We will rebuild tcc again with tcc.  Note that the system-installed tcc is still the gcc compiled version.

We compile the source code again:

make clean
./configure --cc=tcc

Note that this time, the resulting tcc has length 486564 bytes (and the libtcc1.a library is 29670 bytes long).

We can put this tcc aside:

cp tcc tccB

install this tcc version (this time installing the tcc-compiled tcc in the system)

sudo make install

and go through another cycle

make clean
./configure --cc=tcc

We can verify Wheeler's DDC this time:

diff tcc tccB

and this time, we see that the two binaries are identical.

The binary that has been compiled with the tcc that was constructed with gcc, is identical with the binary that was compiled with tcc constructed with tcc itself.


What can we conclude from this ? 

The only "bootstrapping" compiler we used in this story is the gcc binary.  We only imported the tcc source code, and never installed "unknown" tcc binary code.  So the test pertains only to the a priori binary of gcc.    However, we didn't compile gcc itself with tcc (that would be a good idea, but the source code of gcc is very very large and complex).  So we didn't do the full Wheeler test on gcc.  But we did do the test on tcc with gcc, and we can hence conclude that there are three possibilities;

  1. gcc containing a Trojan horse knew perfectly well how to systematically install a working and self-copying Trojan horse in the functioning of another compiler (tcc), in such a way that this corrupted tcc binary generates exactly the same Trojan horse when it compiles itself.
  2. gcc didn't realize that tcc was a compiler, and the Trojan horse was deactivated, so that gcc worked correctly on this code (the Trojan in gcc remained dormant).
  3. gcc was clean.

The first option seems extremely unlikely with a gcc from 2006, and a tcc from 2009.  To really be sure, one should use an even older compiler.  So we can probably safely exclude the first option.

To eliminate the second option, one should actually do the test on gcc, and not on tcc (with gcc source code).   We didn't do it but it should be doable.  However, whether it is option 2 or 3, doesn't matter, in the following sense: our tcc binary is in any case a clean compiler.

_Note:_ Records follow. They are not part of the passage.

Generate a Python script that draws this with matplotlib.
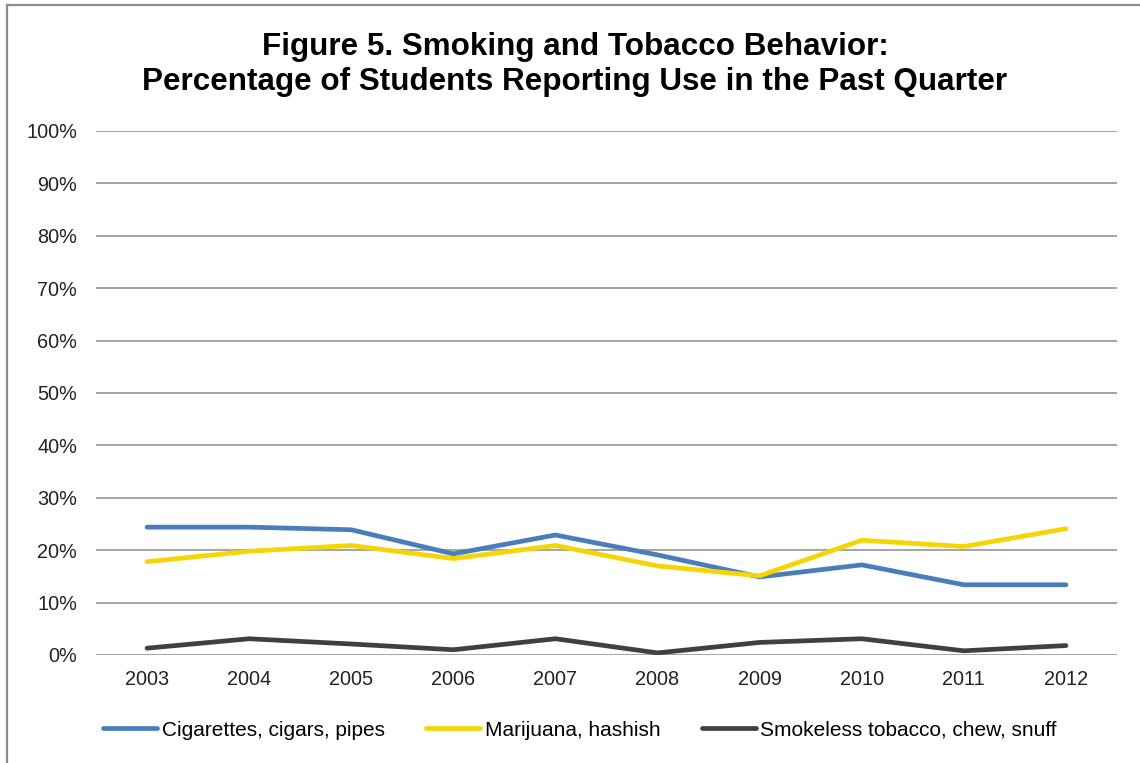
import matplotlib
matplotlib.use("Agg")
import matplotlib.pyplot as plt
from matplotlib.lines import Line2D

years = ["2003", "2004", "2005", "2006", "2007", "2008", "2009", "2010", "2011", "2012"]
cigarettes = [24.4, 24.4, 23.9, 19.3, 22.9, 19.1, 14.9, 17.2, 13.4, 13.4]
marijuana = [17.8, 19.8, 20.9, 18.4, 20.9, 17.0, 15.1, 21.9, 20.7, 24.1]
smokeless = [1.3, 3.1, 2.1, 1.0, 3.1, 0.4, 2.4, 3.1, 0.8, 1.8]
series_names = ["Cigarettes, cigars, pipes", "Marijuana, hashish",
                "Smokeless tobacco, chew, snuff"]
colors = ["#4A7EBB", "#F5D506", "#404040"]

plt.rcParams["font.family"] = ["Liberation Sans", "DejaVu Sans"]

W, H = 1140, 763
fig = plt.figure(figsize=(W / 100, H / 100), dpi=100)

# outer chart frame (left and top edges visible)
fig.add_artist(Line2D([7 / W, 7 / W], [0, 1 - 5 / H], transform=fig.transFigure,
                      color="#8C8C8C", lw=1.6))
fig.add_artist(Line2D([7 / W, 1], [1 - 5 / H, 1 - 5 / H], transform=fig.transFigure,
                      color="#8C8C8C", lw=1.6))

left, right, top, bottom = 96, 1117, 131, 655
ax = fig.add_axes([left / W, 1 - bottom / H, (right - left) / W, (bottom - top) / H])

x = list(range(len(years)))
for vals, c, name in zip([cigarettes, marijuana, smokeless], colors, series_names):
    ax.plot(x, vals, color=c, lw=3.4, solid_capstyle="round", solid_joinstyle="round",
            label=name, zorder=3)

ax.set_xlim(-0.5, len(years) - 0.5)
ax.set_ylim(0, 100)
ax.set_yticks(range(0, 101, 10))
ax.set_yticklabels([f"{v}%" for v in range(0, 101, 10)])
ax.set_xticks(x)
ax.set_xticklabels(years)
ax.grid(axis="y", color="#8C8C8C", lw=1.1)
ax.set_axisbelow(True)
for s in ax.spines.values():
    s.set_visible(False)
ax.tick_params(axis="both", length=0, labelsize=14.3, colors="#222222")
ax.tick_params(axis="y", pad=13.7)
ax.tick_params(axis="x", pad=11)

fig.text(575 / W, 1 - 47 / H, "Figure 5. Smoking and Tobacco Behavior:",
         ha="center", va="center", fontsize=22.6, fontweight="bold")
fig.text(575 / W, 1 - 82 / H, "Percentage of Students Reporting Use in the Past Quarter",
         ha="center", va="center", fontsize=22.6, fontweight="bold")

leg = fig.legend(loc="center", bbox_to_anchor=(580 / W, 1 - 730 / H), ncol=3,
                 frameon=False, fontsize=15, handlelength=2.6, handletextpad=0.2,
                 columnspacing=2.0)

fig.savefig("out.png", dpi=100)
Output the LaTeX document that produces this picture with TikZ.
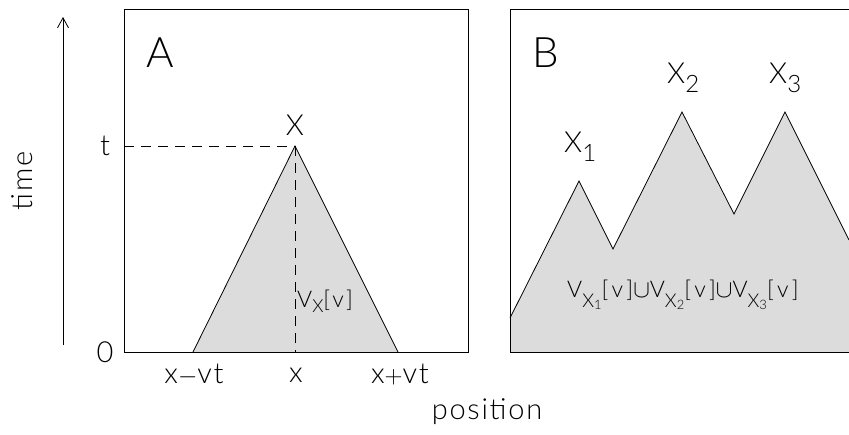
\documentclass[tikz,border=0pt]{standalone}
\usepackage{fontspec}
\setmainfont{Lato}[UprightFont=* Light, LetterSpace=6]
\usetikzlibrary{arrows.meta}
\definecolor{shadegray}{HTML}{DCDCDC}
\newcommand{\mysub}[3]{\raisebox{-#1}{\fontsize{#2}{#2}\selectfont #3}}
\begin{document}
\begin{tikzpicture}[x=1pt,y=-1pt,
  frame/.style={line width=0.9pt,black},
  edge/.style={line width=0.8pt,black},
  guide/.style={line width=0.8pt,dash pattern=on 10pt off 7pt},
  lab/.style={inner sep=0pt,font=\fontsize{29}{31}\selectfont},
  biglab/.style={inner sep=0pt,font=\fontsize{42}{44}\selectfont},
  smalllab/.style={inner sep=0pt,font=\fontsize{23}{25}\selectfont\addfontfeature{LetterSpace=12}},
  unionlab/.style={inner sep=0pt,font=\fontsize{23}{25}\selectfont\addfontfeature{LetterSpace=17}}]
\useasboundingbox (0,0) rectangle (849,434);
% ---------- Panel A ----------
\coordinate (aTL) at (124,9);
\coordinate (aBR) at (468,352);
\coordinate (aL) at (193,352);
\coordinate (aP) at (295,146);
\coordinate (aR) at (398,352);
\coordinate (aPb) at (295,352);
\coordinate (tY) at (124,146);
\fill[shadegray] (aL) -- (aP) -- (aR) -- cycle;
\draw[edge] (aL) -- (aP) -- (aR);
\draw[guide] (tY) -- (aP);
\draw[guide] (aP) -- (aPb);
\draw[frame] (aTL) rectangle (aBR);
\node[biglab] (A) at (160,53) {A};
\node[lab] (Xa) at (295,125) {X};
\node[lab] (tl) at (105,146) {t};
\node[lab] (zl) at (105,352) {0};
\node[lab] (xm) at (194,375) {x$-$vt};
\node[lab] (xc) at (296,375) {x};
\node[lab] (xp) at (400,375) {x$+$vt};
\node[smalllab,anchor=base west] (Vx) at (297,307) {V\mysub{5pt}{18pt}{X}[v]};
% time axis
\coordinate (ts) at (63,345);
\coordinate (te) at (63,17);
\draw[line width=0.8pt,-{Straight Barb[length=10pt,width=11pt]}] (ts) -- (te);
\node[lab,rotate=90] (time) at (22,181) {time};
\node[lab] (pos) at (487,412) {position};
% ---------- Panel B ----------
\coordinate (b0) at (510,318);
\coordinate (b1) at (579,181);
\coordinate (b2) at (613,249);
\coordinate (b3) at (682,112);
\coordinate (b4) at (734,214);
\coordinate (b5) at (785,112);
\coordinate (b6) at (849,240);
\fill[shadegray] (b0) -- (b1) -- (b2) -- (b3) -- (b4) -- (b5) -- (b6) -- (849,352) -- (510,352) -- cycle;
\draw[edge] (b0) -- (b1) -- (b2) -- (b3) -- (b4) -- (b5) -- (b6);
\draw[frame] (849,9) -- (510,9) -- (510,352) -- (849,352);
\node[biglab] (B) at (546,53) {B};
\node[lab,anchor=base west] (X1) at (564,152) {X\mysub{9pt}{24pt}{1}};
\node[lab,anchor=base west] (X2) at (667,83) {X\mysub{9pt}{24pt}{2}};
\node[lab,anchor=base west] (X3) at (769,83) {X\mysub{9pt}{24pt}{3}};
\node[unionlab,anchor=base west] (U) at (567,297) {V\mysub{10pt}{19pt}{X\mysub{2pt}{13pt}{1}}[v]$\cup$V\mysub{10pt}{19pt}{X\mysub{2pt}{13pt}{2}}[v]$\cup$V\mysub{10pt}{19pt}{X\mysub{2pt}{13pt}{3}}[v]};
\end{tikzpicture}
\end{document}
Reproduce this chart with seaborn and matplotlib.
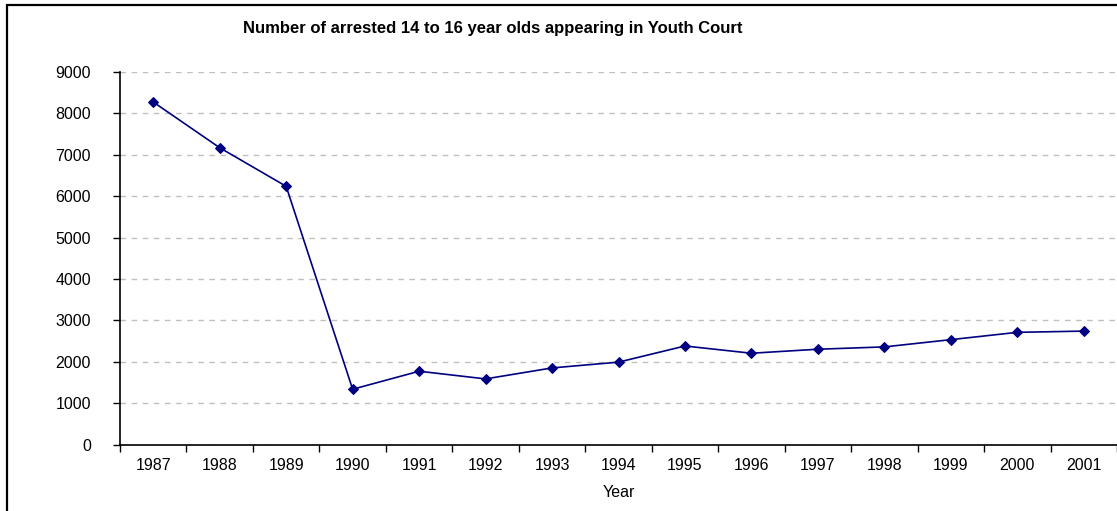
import matplotlib
matplotlib.use("Agg")
import matplotlib.pyplot as plt
import seaborn as sns
import pandas as pd
from matplotlib.patches import Rectangle
from matplotlib.ticker import FixedLocator, NullFormatter

years = [1987, 1988, 1989, 1990, 1991, 1992, 1993, 1994, 1995, 1996, 1997, 1998, 1999, 2000, 2001]
counts = [8275, 7170, 6238, 1335, 1770, 1585, 1850, 1990, 2380, 2205, 2302, 2358, 2533, 2710, 2740]
y_ticks = [0, 1000, 2000, 3000, 4000, 5000, 6000, 7000, 8000, 9000]
title = "Number of arrested 14 to 16 year olds appearing in Youth Court"
xlabel = "Year"

sns.set_style("white")
plt.rcParams['font.family'] = ['Liberation Sans', 'DejaVu Sans']
plt.rcParams['text.color'] = 'black'
plt.rcParams['axes.labelcolor'] = 'black'
plt.rcParams['xtick.color'] = 'black'
plt.rcParams['ytick.color'] = 'black'

df = pd.DataFrame({"Year": years, "Count": counts})

fig = plt.figure(figsize=(11.17, 5.11), dpi=100)
W, H = 1117, 511
ax = fig.add_axes([120 / W, 1 - 444.5 / H, (1117 - 120) / W, (444.5 - 72) / H])

sns.lineplot(data=df, x="Year", y="Count", ax=ax, color="#000080", linewidth=1.2,
             marker="D", markersize=5, markeredgecolor="#000080", markerfacecolor="#000080")

ax.set_xlim(years[0] - 0.5, years[-1] + 0.5)
ax.set_ylim(0, 9000)
ax.set_yticks(y_ticks)
ax.set_yticklabels([str(v) for v in y_ticks], fontsize=11.5)

# major ticks at category boundaries, labels at centers (minor)
bounds = [y - 0.5 for y in years] + [years[-1] + 0.5]
ax.xaxis.set_major_locator(FixedLocator(bounds))
ax.xaxis.set_major_formatter(NullFormatter())
ax.xaxis.set_minor_locator(FixedLocator(years))
ax.set_xticklabels([str(y) for y in years], minor=True, fontsize=11.5)
ax.tick_params(axis="x", which="major", length=5, width=1, direction="out", color="black", bottom=True)
ax.tick_params(axis="x", which="minor", length=0, pad=10, bottom=True)
ax.tick_params(axis="y", length=5, width=1, direction="out", color="black", left=True, pad=16)

ax.grid(axis="y", color="#c0c0c0", linestyle=(0, (4, 4)), linewidth=1)
ax.set_axisbelow(True)

for s in ["top", "right"]:
    ax.spines[s].set_visible(False)
for s in ["left", "bottom"]:
    ax.spines[s].set_color("black")
    ax.spines[s].set_linewidth(1.2)

ax.set_xlabel(xlabel, fontsize=11.5, labelpad=8)
ax.set_ylabel("")

fig.text(493 / W, 1 - 28 / H, title, ha="center", va="center", fontsize=12, fontweight="bold")

# outer chart frame (only left and top edges visible)
fig.patches.append(Rectangle((7 / W, -0.1), 1.2, 1 - 5 / H + 0.1, transform=fig.transFigure,
                             fill=False, edgecolor="black", linewidth=1.6, clip_on=False))

fig.savefig("out.png", dpi=100, facecolor="white")
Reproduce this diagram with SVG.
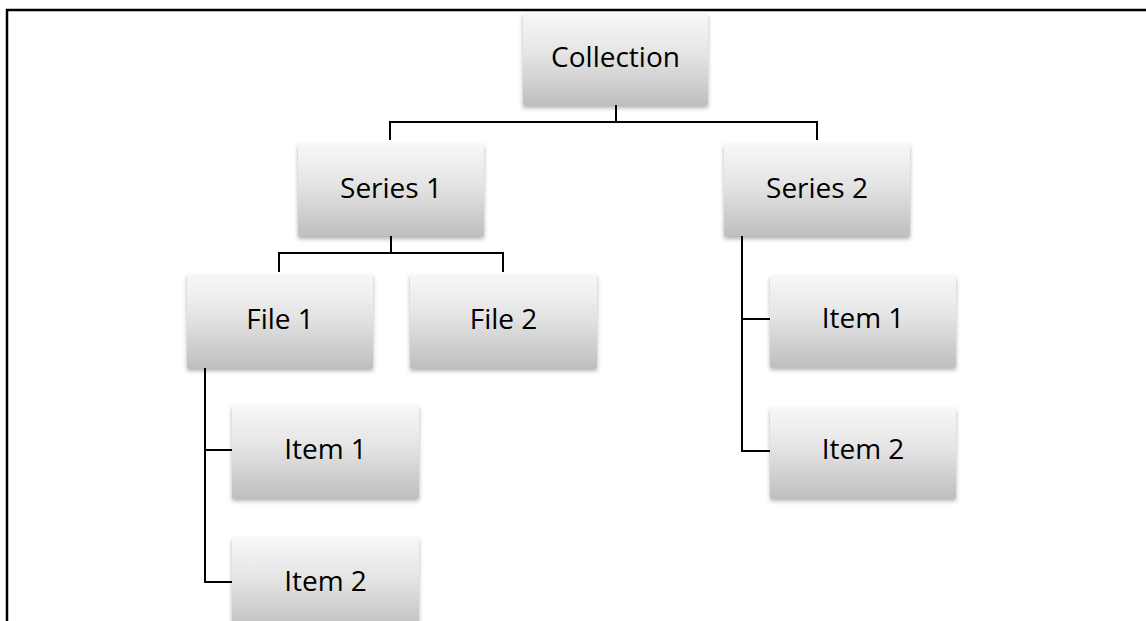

This was just an exercise, to make the reader aware of the potential danger that resides in corrupted compilers.  The corrupted compiler attack is very powerful because it can put dormant code (back doors) in a lot of applications from very trusted origin if they happen to use a corrupted compiler binary.  Although, as we've argued, inspecting source code is not sufficient to counter this attack, access to the source code is essential to use the Diverse Double Compiling test.  Open source is no guarantee of security.  Absence of open source is guarantee of vulnerability.